Point de départ de cette réflexion, les travaux du Parlement de Loire, ce mouvement de citoyens qui, à l’initiative du Polo en 2013, mêle art, science et droits de la nature avec l’ambition de doter le dernier fleuve sauvage d’Europe d’une existence juridique permettant de mieux le protéger.

"Leur démarche m’inspire beaucoup, souligne Etienne Davodeau, car elle pose des questions qui dépassent largement celles du fleuve. Grâce à eux, c’est aussi notre rapport au monde naturel qui est interrogé. Autrefois, le fleuve était juste un lieu dont on se servait : on s’en servait pour pêcher, pour se reposer, pour extraire du sable. Le fleuve était juste utilitaire. On se rend bien compte aujourd’hui qu’on ne peut plus considérer le milieu naturel  comme étant à notre service. C’est aussi cette réflexion dont j’ai voulu faire part dans mon récit, notamment en mêlant différentes générations, parce que les trentenaires et les plus jeunes ont une sensibilité plus importante envers ces questions que celle qu’on avait à leur âge.

Cette nouvelle manière d’envisager le monde en est à ses débuts.  Elle doit aussi s’expliquer, se faire connaître. Si mon livre peut y contribuer ce serait formidable car aujourd’hui on n’a plus je choix."

Dans son livre précédent – Le Droit du sol Etienne Davodeau avait choisi la forme documentaire pour évoquer la question du devenir des déchets radioactifs. Avec Loire il emprunte un autre chemin, celui de la fiction. Mais pour pointer finalement les mêmes doutes et une même interrogation. Dans les deux cas c’est bien notre rapport à la nature qui se trouve questionné.

Loire est paru aux Editions Futuropolis. Il est disponible en librairie depuis le 4 octobre 2023.

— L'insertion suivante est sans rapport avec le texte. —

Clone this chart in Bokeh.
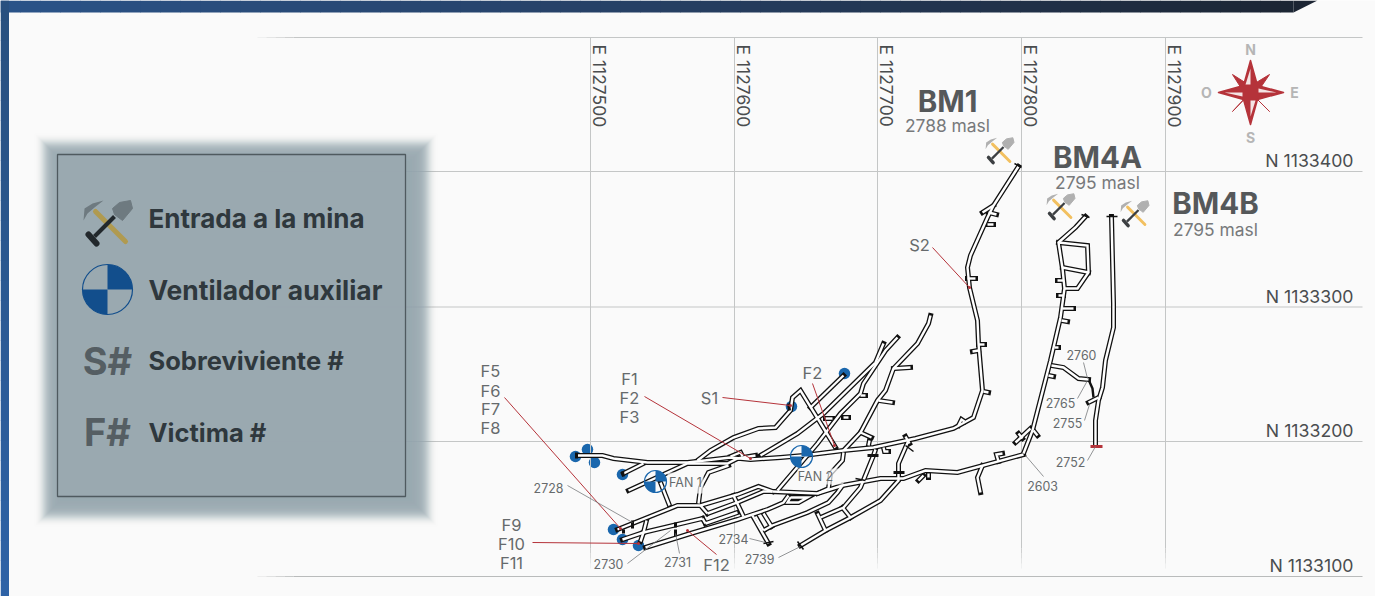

Etienne Davodeau est un auteur-dessinateur français né en 1965 dans le Maine et Loire. Il est notamment l’auteur de Un Homme est mort, Les Mauvaises Gens, Lulu femme nue (dont une adaptation a été portée au cinéma), Les Ignorants, Les Couloirs aériens ou encore Le Droit du sol. Avec ses bandes dessinées il a remporté de nombreux prix dont le Grand Boum (2013) le Prix de la critique, le Prix du public et Prix du scénario au festival d'Angoulême (2006).

Prochaines rencontres avec Etienne Davodeau dans la région Centre-Val de Loire

  • Le 15 novembre aux rencontres du Parlement de Loire à Tours, avec Hervé Davodeau, géographe.
  • Les 18 et 19 novembre, au festival BDboum à Blois. Le samedi à 17h, discussion autour de Loire à l'auditorium de la bibliothèque, avec une grande exposition des épreuves originales.
  • Le 16 décembre, rencontre publique à la médiathèque d'Orléans.